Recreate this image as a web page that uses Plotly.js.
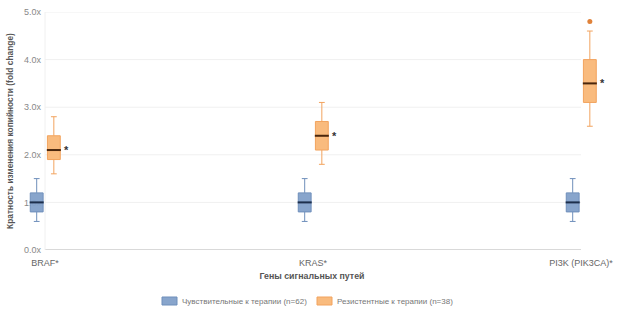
<!DOCTYPE html>
<html>
<head>
<meta charset="utf-8">
<script src="https://cdn.plot.ly/plotly-3.0.1.min.js"></script>
<style>html,body{margin:0;padding:0;background:#fff;}#chart{width:623px;height:317px;}</style>
</head>
<body>
<div id="chart"></div>
<script>
// ---- data ----
const categories = ["BRAF*", "KRAS*", "PI3K (PIK3CA)*"];
const seriesNames = ["Чувствительные к терапии (n=62)", "Резистентные к терапии (n=38)"];
// sensitive group stats per category
const sensLow = [0.6, 0.6, 0.6];
const sensQ1 = [0.8, 0.8, 0.8];
const sensMed = [1.0, 1.0, 1.0];
const sensQ3 = [1.2, 1.2, 1.2];
const sensHigh = [1.5, 1.5, 1.5];
// resistant group stats per category
const resLow = [1.6, 1.8, 2.6];
const resQ1 = [1.9, 2.1, 3.1];
const resMed = [2.1, 2.4, 3.5];
const resQ3 = [2.4, 2.7, 4.0];
const resHigh = [2.8, 3.1, 4.6];
// outliers (resistant)
const outlierCat = [2];
const outlierVal = [4.8];
const significance = ["*", "*", "*"];
const yTickVals = [0, 1, 2, 3, 4, 5];
const yTickText = ["0.0x", "1.0x", "2.0x", "3.0x", "4.0x", "5.0x"];

// ---- styling / layout constants ----
const font = "Liberation Sans, Arial, sans-serif";
const offSens = -0.031, offRes = 0.033, boxW = 0.048;
const catIdx = categories.map((c, i) => i);
const sensX = catIdx.map(i => i + offSens);
const resX = catIdx.map(i => i + offRes);

const sensFill = "rgba(130,160,201,0.95)", sensLine = "#6f8fbb";
const resFill = "rgba(248,180,112,0.9)", resLine = "#f2a35e";

const traces = [
  {
    type: "box", name: seriesNames[0], x: sensX,
    lowerfence: sensLow, q1: sensQ1, median: sensMed, q3: sensQ3, upperfence: sensHigh,
    width: boxW, whiskerwidth: 0.45,
    fillcolor: sensFill, line: {color: sensLine, width: 1},
    boxpoints: false, hoverinfo: "skip", showlegend: false
  },
  {
    type: "box", name: seriesNames[1], x: resX,
    lowerfence: resLow, q1: resQ1, median: resMed, q3: resQ3, upperfence: resHigh,
    width: boxW, whiskerwidth: 0.45,
    fillcolor: resFill, line: {color: resLine, width: 1},
    boxpoints: false, hoverinfo: "skip", showlegend: false
  },
  {
    type: "scatter", mode: "markers", x: sensX, y: sensMed, showlegend: false, hoverinfo: "skip",
    marker: {symbol: "line-ew", size: 10, line: {color: "#1d2f4c", width: 2}}
  },
  {
    type: "scatter", mode: "markers", x: resX, y: resMed, showlegend: false, hoverinfo: "skip",
    marker: {symbol: "line-ew", size: 10, line: {color: "#4a260c", width: 2}}
  },
  {
    type: "scatter", mode: "markers", x: outlierCat.map(i => i + offRes), y: outlierVal,
    showlegend: false, hoverinfo: "skip",
    marker: {symbol: "circle", size: 5, color: "#e0823a"}
  }
];

const L = 24, R = 600, W = 623, H = 317, T = 12, B = 250;
const x0px = 45, x2px = 581;
const pxPerUnit = (x2px - x0px) / (categories.length - 1);
const px2paperX = px => (px - L) / (R - L);
const px2paperY = py => (B - py) / (B - T);

const shapes = yTickVals.map(v => ({
  type: "line", xref: "x", yref: "y", x0: 0, x1: categories.length - 1, y0: v, y1: v,
  layer: "below",
  line: {color: v === 0 ? "#d9d9d9" : "#f0f0f0", width: v === 0 ? 2 : 1}
}));
shapes.push({
  type: "line", xref: "x", yref: "y", x0: 0, x1: 0, y0: 0, y1: yTickVals[yTickVals.length - 1],
  layer: "below", line: {color: "#f0f0f0", width: 1}
});

const annotations = categories.map((c, i) => ({
  x: resX[i], y: resMed[i], xref: "x", yref: "y", text: "<b>" + significance[i] + "</b>",
  showarrow: false, xshift: 13, yshift: 0, font: {family: font, size: 11, color: "#333"}
}));

// custom legend (swatch + label)
const legendItems = [
  {name: seriesNames[0], fill: sensFill, line: sensLine, sx: 162},
  {name: seriesNames[1], fill: resFill, line: resLine, sx: 317}
];
legendItems.forEach(it => {
  shapes.push({
    type: "rect", xref: "paper", yref: "paper",
    x0: px2paperX(it.sx), x1: px2paperX(it.sx + 15),
    y0: px2paperY(305), y1: px2paperY(297),
    fillcolor: it.fill, line: {color: it.line, width: 1}
  });
  annotations.push({
    xref: "paper", yref: "paper", x: px2paperX(it.sx + 18), y: px2paperY(301),
    xanchor: "left", yanchor: "middle", showarrow: false, text: it.name,
    font: {family: font, size: 8, color: "#777"}
  });
});

const layout = {
  width: W, height: H,
  margin: {l: L, r: W - R, t: T, b: H - B, pad: 0},
  paper_bgcolor: "#fff", plot_bgcolor: "rgba(0,0,0,0)",
  showlegend: false,
  font: {family: font, size: 9, color: "#666"},
  xaxis: {
    range: [-(x0px - L) / pxPerUnit, (categories.length - 1) + (R - x2px) / pxPerUnit],
    tickvals: catIdx, ticktext: categories,
    showgrid: false, zeroline: false, showline: false,
    ticks: "outside", ticklen: 4, tickcolor: "rgba(0,0,0,0)",
    tickfont: {family: font, size: 9, color: "#666"}, automargin: false,
    title: {text: "<b>Гены сигнальных путей</b>", font: {family: font, size: 8.8, color: "#555"}, standoff: 6}
  },
  yaxis: {
    range: [0, 5], anchor: "free", position: px2paperX(41), layer: "below traces",
    tickvals: yTickVals, ticktext: yTickText,
    showgrid: false, zeroline: false, showline: false, ticks: "",
    tickfont: {family: font, size: 9, color: "#888"}, automargin: false,
    title: {text: "<b>Кратность изменения копийности (fold change)</b>", font: {family: font, size: 8.4, color: "#555"}, standoff: 8}
  },
  shapes: shapes,
  annotations: annotations
};

Plotly.newPlot("chart", traces, layout, {displayModeBar: false, staticPlot: true});
</script>
</body>
</html>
━━━━
# SET TASK:
Exclude the pictures. Write out the remaining data exactly.

# EXERCISE OUTPUT:
Recreate this image as a web page that uses Plotly.js.
<!DOCTYPE html>
<html>
<head>
<meta charset="utf-8">
<script src="https://cdn.plot.ly/plotly-3.0.1.min.js"></script>
<style>html,body{margin:0;padding:0;background:#fff;}#chart{width:623px;height:317px;}</style>
</head>
<body>
<div id="chart"></div>
<script>
// ---- data ----
const categories = ["BRAF*", "KRAS*", "PI3K (PIK3CA)*"];
const seriesNames = ["Чувствительные к терапии (n=62)", "Резистентные к терапии (n=38)"];
// sensitive group stats per category
const sensLow = [0.6, 0.6, 0.6];
const sensQ1 = [0.8, 0.8, 0.8];
const sensMed = [1.0, 1.0, 1.0];
const sensQ3 = [1.2, 1.2, 1.2];
const sensHigh = [1.5, 1.5, 1.5];
// resistant group stats per category
const resLow = [1.6, 1.8, 2.6];
const resQ1 = [1.9, 2.1, 3.1];
const resMed = [2.1, 2.4, 3.5];
const resQ3 = [2.4, 2.7, 4.0];
const resHigh = [2.8, 3.1, 4.6];
// outliers (resistant)
const outlierCat = [2];
const outlierVal = [4.8];
const significance = ["*", "*", "*"];
const yTickVals = [0, 1, 2, 3, 4, 5];
const yTickText = ["0.0x", "1.0x", "2.0x", "3.0x", "4.0x", "5.0x"];

// ---- styling / layout constants ----
const font = "Liberation Sans, Arial, sans-serif";
const offSens = -0.031, offRes = 0.033, boxW = 0.048;
const catIdx = categories.map((c, i) => i);
const sensX = catIdx.map(i => i + offSens);
const resX = catIdx.map(i => i + offRes);

const sensFill = "rgba(130,160,201,0.95)", sensLine = "#6f8fbb";
const resFill = "rgba(248,180,112,0.9)", resLine = "#f2a35e";

const traces = [
  {
    type: "box", name: seriesNames[0], x: sensX,
    lowerfence: sensLow, q1: sensQ1, median: sensMed, q3: sensQ3, upperfence: sensHigh,
    width: boxW, whiskerwidth: 0.45,
    fillcolor: sensFill, line: {color: sensLine, width: 1},
    boxpoints: false, hoverinfo: "skip", showlegend: false
  },
  {
    type: "box", name: seriesNames[1], x: resX,
    lowerfence: resLow, q1: resQ1, median: resMed, q3: resQ3, upperfence: resHigh,
    width: boxW, whiskerwidth: 0.45,
    fillcolor: resFill, line: {color: resLine, width: 1},
    boxpoints: false, hoverinfo: "skip", showlegend: false
  },
  {
    type: "scatter", mode: "markers", x: sensX, y: sensMed, showlegend: false, hoverinfo: "skip",
    marker: {symbol: "line-ew", size: 10, line: {color: "#1d2f4c", width: 2}}
  },
  {
    type: "scatter", mode: "markers", x: resX, y: resMed, showlegend: false, hoverinfo: "skip",
    marker: {symbol: "line-ew", size: 10, line: {color: "#4a260c", width: 2}}
  },
  {
    type: "scatter", mode: "markers", x: outlierCat.map(i => i + offRes), y: outlierVal,
    showlegend: false, hoverinfo: "skip",
    marker: {symbol: "circle", size: 5, color: "#e0823a"}
  }
];

const L = 24, R = 600, W = 623, H = 317, T = 12, B = 250;
const x0px = 45, x2px = 581;
const pxPerUnit = (x2px - x0px) / (categories.length - 1);
const px2paperX = px => (px - L) / (R - L);
const px2paperY = py => (B - py) / (B - T);

const shapes = yTickVals.map(v => ({
  type: "line", xref: "x", yref: "y", x0: 0, x1: categories.length - 1, y0: v, y1: v,
  layer: "below",
  line: {color: v === 0 ? "#d9d9d9" : "#f0f0f0", width: v === 0 ? 2 : 1}
}));
shapes.push({
  type: "line", xref: "x", yref: "y", x0: 0, x1: 0, y0: 0, y1: yTickVals[yTickVals.length - 1],
  layer: "below", line: {color: "#f0f0f0", width: 1}
});

const annotations = categories.map((c, i) => ({
  x: resX[i], y: resMed[i], xref: "x", yref: "y", text: "<b>" + significance[i] + "</b>",
  showarrow: false, xshift: 13, yshift: 0, font: {family: font, size: 11, color: "#333"}
}));

// custom legend (swatch + label)
const legendItems = [
  {name: seriesNames[0], fill: sensFill, line: sensLine, sx: 162},
  {name: seriesNames[1], fill: resFill, line: resLine, sx: 317}
];
legendItems.forEach(it => {
  shapes.push({
    type: "rect", xref: "paper", yref: "paper",
    x0: px2paperX(it.sx), x1: px2paperX(it.sx + 15),
    y0: px2paperY(305), y1: px2paperY(297),
    fillcolor: it.fill, line: {color: it.line, width: 1}
  });
  annotations.push({
    xref: "paper", yref: "paper", x: px2paperX(it.sx + 18), y: px2paperY(301),
    xanchor: "left", yanchor: "middle", showarrow: false, text: it.name,
    font: {family: font, size: 8, color: "#777"}
  });
});

const layout = {
  width: W, height: H,
  margin: {l: L, r: W - R, t: T, b: H - B, pad: 0},
  paper_bgcolor: "#fff", plot_bgcolor: "rgba(0,0,0,0)",
  showlegend: false,
  font: {family: font, size: 9, color: "#666"},
  xaxis: {
    range: [-(x0px - L) / pxPerUnit, (categories.length - 1) + (R - x2px) / pxPerUnit],
    tickvals: catIdx, ticktext: categories,
    showgrid: false, zeroline: false, showline: false,
    ticks: "outside", ticklen: 4, tickcolor: "rgba(0,0,0,0)",
    tickfont: {family: font, size: 9, color: "#666"}, automargin: false,
    title: {text: "<b>Гены сигнальных путей</b>", font: {family: font, size: 8.8, color: "#555"}, standoff: 6}
  },
  yaxis: {
    range: [0, 5], anchor: "free", position: px2paperX(41), layer: "below traces",
    tickvals: yTickVals, ticktext: yTickText,
    showgrid: false, zeroline: false, showline: false, ticks: "",
    tickfont: {family: font, size: 9, color: "#888"}, automargin: false,
    title: {text: "<b>Кратность изменения копийности (fold change)</b>", font: {family: font, size: 8.4, color: "#555"}, standoff: 8}
  },
  shapes: shapes,
  annotations: annotations
};

Plotly.newPlot("chart", traces, layout, {displayModeBar: false, staticPlot: true});
</script>
</body>
</html>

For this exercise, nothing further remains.